Three clear statements will show the exact function of “unknowing” in the doctrine of Saint John of the Cross.
1. Acquired, conceptual knowledge of God should not be discarded as long as it helps a man toward Divine Union. And it continues to help a man toward Divine Union as long as it does not interfere with the infused, passive, mystical experience of God in obscurity.
2. It is not so much the presence of concepts in the mind that interferes with the “obscure” mystical illumination of the soul, as the desire to reach God through concepts. There is therefore no question of rejecting all conceptual knowledge of God (as we shall see later on) but of ceasing to rely on concepts as a proximate means of union with Him.

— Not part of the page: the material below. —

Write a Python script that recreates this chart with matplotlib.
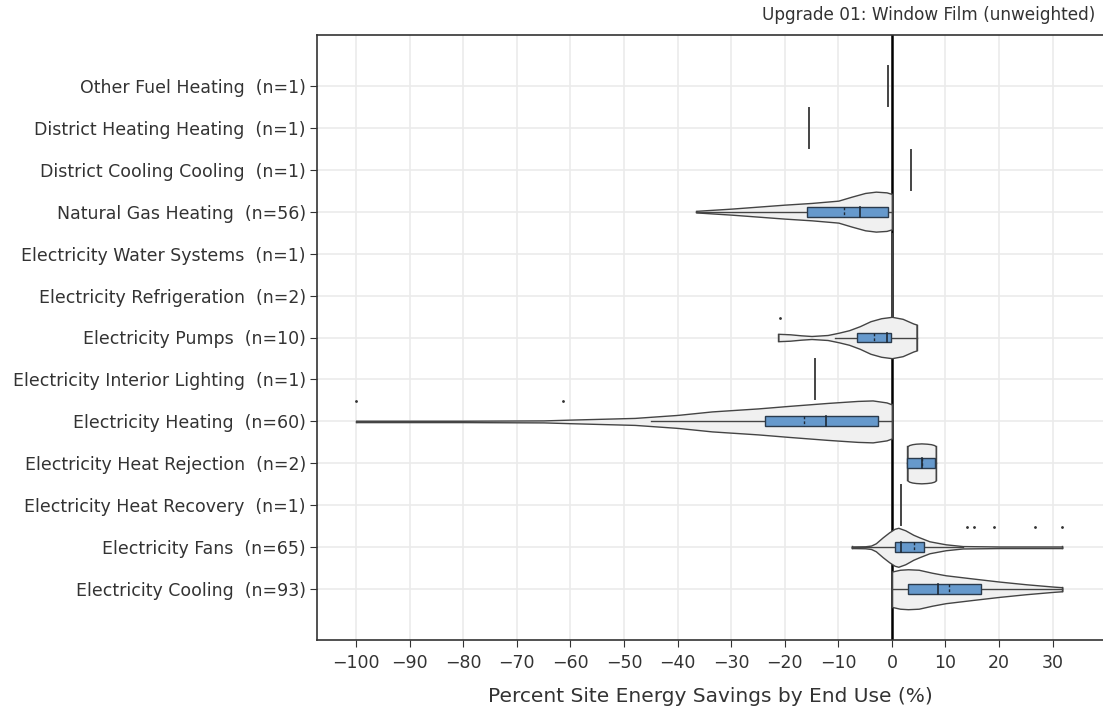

3. You are not supposed to renounce this desire of clear, conceptual knowledge of God unless you are actually receiving infused prayer—or unless you are so advanced in the mystical life that you can enter into the presence of God without active thought of Him.
Saint John of the Cross not only says that progressives, who have begun to receive graces of mystical contemplation, should return to active meditation whenever they “see that the soul is not occupied in repose and (mystical) knowledge.”16 He adds that meditation is an ordinary means of disposing oneself for mystical prayer. “In order to reach this state, [the soul] will frequently need to make use of meditation, quietly and in moderation.“17
The reason for all this is clearly that the theology of Saint John of the Cross is not purely negative—any more than is the theology of any other Christian saint. It has a strongly positive element. Light and darkness succeed one another, and they work together. If meditation, if concepts cannot bring us to immediate union with God, they nevertheless have a very definite function in preparing us for that union. And this is what we must now attempt to understand.